New research has found that one third of workplaces in the UK have ridiculous rules in place, with one in five workers stating that they feel they can’t be trusted as a result.
The study, which asked 1,000 UK workers whether their employer had any silly or unnecessary rules in place, found that over half of workers will disobey any rules they deem as ‘silly’. Interestingly, the most ridiculous rules fell into the following five categories:
Many respondents reported that they either had a strict time frame in which to go to the toilet (3 minutes), had to ask to use the toilet facilities, and were even searched before going to the toilet.
Dress code dilemmas
Some respondents reported that they had to wear particular coloured clothes to match the business, women weren’t allowed to wear trousers, and one individual even said that they were sent home for not dressing down.
Some employees stated that they weren’t allowed to talk out loud apart from when in the staff room, while others said that they weren’t allowed to say hello to a customer, only ‘good morning’, or ‘good afternoon’.
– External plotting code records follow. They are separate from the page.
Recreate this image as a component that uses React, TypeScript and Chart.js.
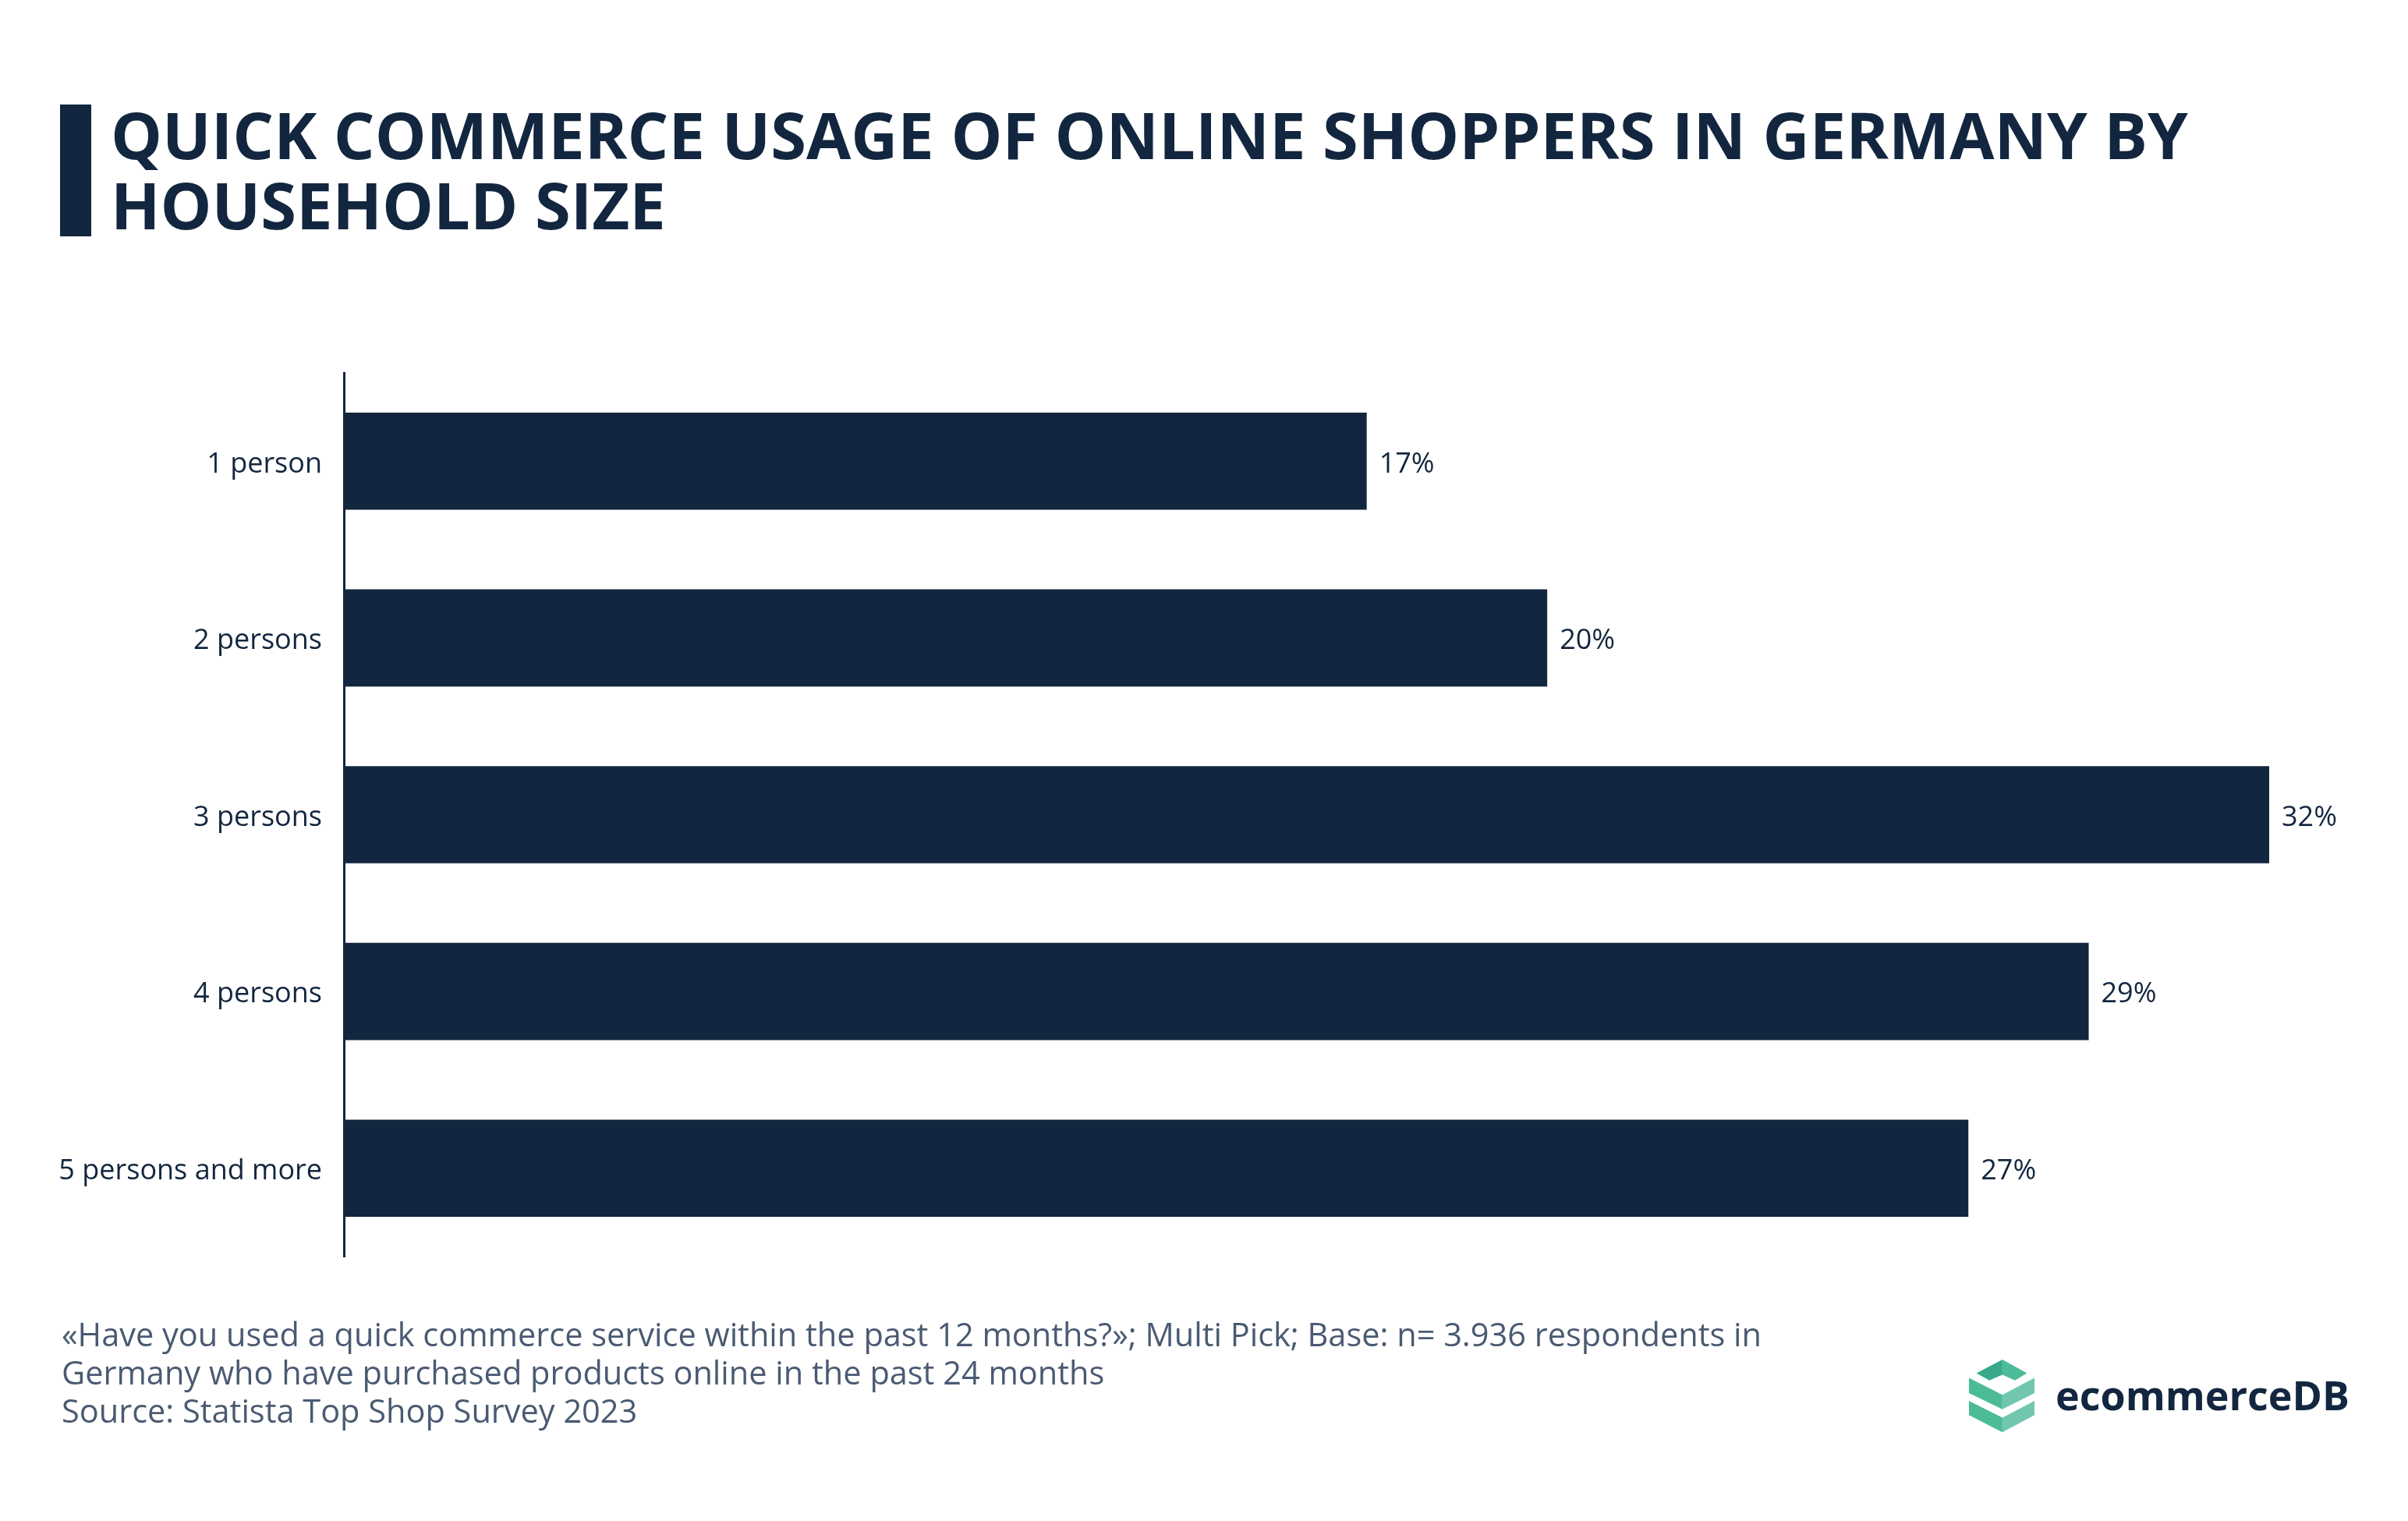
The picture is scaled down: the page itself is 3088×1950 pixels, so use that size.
import React, { useEffect, useRef } from "react";
import { Chart, registerables } from "chart.js";

Chart.register(...registerables);

const titleLines = ["QUICK COMMERCE USAGE OF ONLINE SHOPPERS IN GERMANY BY", "HOUSEHOLD SIZE"];
const categories = ["1 person", "2 persons", "3 persons", "4 persons", "5 persons and more"];
const values = [17, 20, 32, 29, 27];
const valueSuffix = "%";
const xMin = 0;
const xMax = 32;
const footnoteLines = [
  "«Have you used a quick commerce service within the past 12 months?»; Multi Pick; Base: n= 3.936 respondents in",
  "Germany who have purchased products online in the past 24 months",
  "Source: Statista Top Shop Survey 2023",
];
const brand = "ecommerceDB";

const NAVY = "#13263f";
const FOOT = "#4a5a72";
const FONT = "'Open Sans', sans-serif";

const valueLabels = {
  id: "valueLabels",
  afterDatasetsDraw(chart: any) {
    const ctx = chart.ctx;
    const meta = chart.getDatasetMeta(0);
    ctx.save();
    ctx.font = `400 36px ${FONT}`;
    ctx.fillStyle = NAVY;
    ctx.textAlign = "left";
    ctx.textBaseline = "middle";
    meta.data.forEach((bar: any, i: number) => {
      const v = chart.data.datasets[0].data[i];
      ctx.fillText(`${v}${valueSuffix}`, bar.x + 16, bar.y + 4);
    });
    ctx.restore();
  },
};

export default function App() {
  const ref = useRef<HTMLCanvasElement | null>(null);

  useEffect(() => {
    if (!ref.current) return;
    Chart.defaults.font.family = FONT;
    const chart = new Chart(ref.current, {
      type: "bar",
      data: {
        labels: categories,
        datasets: [
          {
            data: values,
            backgroundColor: NAVY,
            borderWidth: 0,
            barPercentage: 0.55,
            categoryPercentage: 1.0,
          },
        ],
      },
      options: {
        indexAxis: "y",
        responsive: false,
        animation: false,
        maintainAspectRatio: false,
        layout: { padding: { top: 478, bottom: 339, left: 0, right: 178 } },
        plugins: { legend: { display: false }, tooltip: { enabled: false } },
        scales: {
          x: { display: false, min: xMin, max: xMax },
          y: {
            afterFit: (scale: any) => {
              scale.width = 441;
            },
            grid: { display: false, drawTicks: false },
            border: { display: true, color: NAVY, width: 3 },
            ticks: {
              padding: 28,
              labelOffset: 4,
              color: NAVY,
              font: { family: FONT, size: 36, weight: "400" as any },
            },
          },
        },
      },
      plugins: [valueLabels],
    });
    return () => chart.destroy();
  }, []);

  return (
    <div
      style={{
        position: "absolute",
        left: 0,
        top: 0,
        width: 3088,
        height: 1950,
        background: "#ffffff",
        overflow: "hidden",
        fontFamily: FONT,
      }}
    >
      <canvas
        ref={ref}
        width={3088}
        height={1950}
        style={{ position: "absolute", left: 0, top: 0, width: 3088, height: 1950, display: "block" }}
      />
      <div style={{ position: "absolute", left: 77, top: 134, width: 40, height: 169, background: NAVY }} />
      <div
        style={{
          position: "absolute",
          left: 142,
          top: 127,
          fontSize: 83,
          fontWeight: 700,
          lineHeight: "90px",
          color: NAVY,
          whiteSpace: "nowrap",
        }}
      >
        {titleLines.map((l, i) => (
          <div key={i}>{l}</div>
        ))}
      </div>
      <div
        style={{
          position: "absolute",
          left: 79,
          top: 1686,
          fontSize: 41.5,
          fontWeight: 400,
          lineHeight: "49px",
          color: FOOT,
          whiteSpace: "nowrap",
        }}
      >
        {footnoteLines.map((l, i) => (
          <div key={i}>{l}</div>
        ))}
      </div>
      <svg
        style={{ position: "absolute", left: 2525, top: 1743 }}
        width={84}
        height={94}
        viewBox="125 100 235 280"
        preserveAspectRatio="none"
      >
        <polygon points="152,152 245,100 245,158 198,180" fill="#38a98b" />
        <polygon points="245,100 333,152 290,180 245,158" fill="#4dbb99" />
        <polygon points="125,170 245,235 245,290 125,228" fill="#4cbb98" />
        <polygon points="245,235 360,170 360,228 245,290" fill="#72c6b0" />
        <polygon points="125,258 245,322 245,378 125,312" fill="#4cbb98" />
        <polygon points="245,322 360,258 360,312 245,378" fill="#72c6b0" />
      </svg>
      <div
        style={{
          position: "absolute",
          left: 2636,
          top: 1807 - 53,
          fontSize: 52,
          fontWeight: 700,
          lineHeight: "68px",
          color: NAVY,
          whiteSpace: "nowrap",
        }}
      >
        {brand}
      </div>
    </div>
  );
}
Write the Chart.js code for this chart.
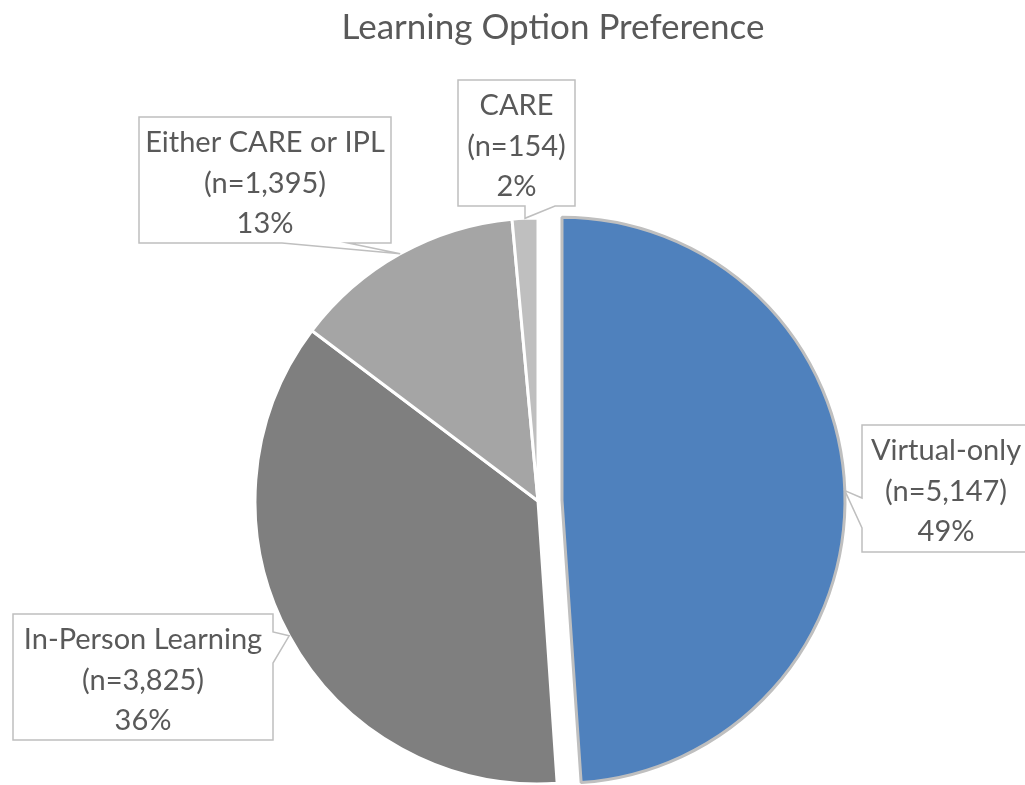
<!DOCTYPE html>
<html><head><meta charset="utf-8">
<script src="https://cdn.jsdelivr.net/npm/chart.js@4.4.1/dist/chart.umd.min.js"></script>
<style>html,body{margin:0;padding:0;background:#fff;overflow:hidden}#c{display:block}</style>
</head><body>
<canvas id="c" width="1025" height="785"></canvas>
<script>
// ---- data ----
const chartTitle = 'Learning Option Preference';
const categories = ['Virtual-only', 'In-Person Learning', 'Either CARE or IPL', 'CARE'];
const counts = [5147, 3825, 1395, 154];
const countLabels = ['5,147', '3,825', '1,395', '154'];
const percentLabels = ['49%', '36%', '13%', '2%'];

// ---- callout layout (label boxes, pointer bases) ----
const calloutLayout = [
  {box: [862, 425, 168, 127], edge: 'left',   bases: [498, 528]},
  {box: [13, 614, 260, 126],  edge: 'right',  bases: [632, 663]},
  {box: [139, 117, 252, 126], edge: 'bottom', bases: [282, 348]},
  {box: [458, 80, 117, 126],  edge: 'bottom', bases: [525, 555]}
];
const FONT = 'Lato, "Open Sans", sans-serif';
const TEXT_COLOR = '#595959';

const explodePlugin = {
  id: 'explode',
  afterDatasetsUpdate(chart, args, opts) {
    const arc = chart.getDatasetMeta(0).data[opts.index];
    if (!arc) return;
    const mid = (arc.startAngle + arc.endAngle) / 2;
    arc.x += Math.cos(mid) * opts.distance;
    arc.y += Math.sin(mid) * opts.distance;
  }
};

const calloutPlugin = {
  id: 'callouts',
  afterDraw(chart, args, opts) {
    const ctx = chart.ctx;
    ctx.save();
    // title
    ctx.fillStyle = TEXT_COLOR;
    ctx.font = '35px ' + FONT;
    ctx.textAlign = 'center';
    ctx.textBaseline = 'middle';
    ctx.fillText(chartTitle, opts.titleX, opts.titleY);

    const arcs = chart.getDatasetMeta(0).data;
    arcs.forEach((arc, i) => {
      const L = calloutLayout[i];
      const [bx, by, bw, bh] = L.box;
      const mid = (arc.startAngle + arc.endAngle) / 2;
      const tx = arc.x + Math.cos(mid) * arc.outerRadius;
      const ty = arc.y + Math.sin(mid) * arc.outerRadius;
      const pts = [[bx, by], [bx + bw, by]];
      if (L.edge === 'right') { pts.push([bx + bw, L.bases[0]], [tx, ty], [bx + bw, L.bases[1]]); }
      pts.push([bx + bw, by + bh]);
      if (L.edge === 'bottom') { pts.push([L.bases[1], by + bh], [tx, ty], [L.bases[0], by + bh]); }
      pts.push([bx, by + bh]);
      if (L.edge === 'left') { pts.push([bx, L.bases[1]], [tx, ty], [bx, L.bases[0]]); }
      ctx.beginPath();
      pts.forEach((p, k) => k ? ctx.lineTo(p[0], p[1]) : ctx.moveTo(p[0], p[1]));
      ctx.closePath();
      ctx.fillStyle = '#ffffff';
      ctx.fill();
      ctx.strokeStyle = '#bfbfbf';
      ctx.lineWidth = 1.5;
      ctx.stroke();

      const lines = [categories[i], '(n=' + countLabels[i] + ')', percentLabels[i]];
      ctx.fillStyle = TEXT_COLOR;
      ctx.font = '29px ' + FONT;
      ctx.textAlign = 'center';
      ctx.textBaseline = 'middle';
      const cx = bx + bw / 2;
      lines.forEach((t, k) => ctx.fillText(t, cx, by + 26 + k * 40.5));
    });
    ctx.restore();
  }
};

new Chart(document.getElementById('c').getContext('2d'), {
  type: 'pie',
  data: {
    labels: categories,
    datasets: [{
      data: counts,
      backgroundColor: ['#4f81bd', '#7f7f7f', '#a5a5a5', '#bfbfbf'],
      borderColor: ['#bfbfbf', '#ffffff', '#ffffff', '#ffffff'],
      borderWidth: 3,
      radius: 283
    }]
  },
  options: {
    responsive: false,
    animation: false,
    devicePixelRatio: 1,
    layout: {padding: {left: 51, right: 0, top: 217, bottom: 0}},
    plugins: {
      legend: {display: false},
      tooltip: {enabled: false},
      title: {display: false},
      explode: {index: 0, distance: 24},
      callouts: {titleX: 553, titleY: 28}
    }
  },
  plugins: [explodePlugin, calloutPlugin]
});
</script>
</body></html>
If you’re two minutes late in one business you’ll have your pay docked by 15 minutes, and in another you aren’t allowed to travel further than 20 metres away from the building at lunch in case you’re late back!
Some workplaces won’t allow their staff to drink water and another will not let workers carry drinks up and down the stairs. What’s more, one company won’t let employees have drinks on their desk in case they get spilt.
Lee Biggins, founder and managing director of comments: “Every workplace needs rules: otherwise you’d simply never get things done! That said it’s clear that many of the rules highlighted in our research are just ridiculous. Employees want to feel trusted and while one workplace can differ massively to another, you have to treat your staff like adults – especially when it comes to being allowed to drink water and going to the toilet!”
The research also revealed that the cities which were most likely to have ridiculous rules in place included Glasgow, Cardiff, Sheffield, Birmingham and London.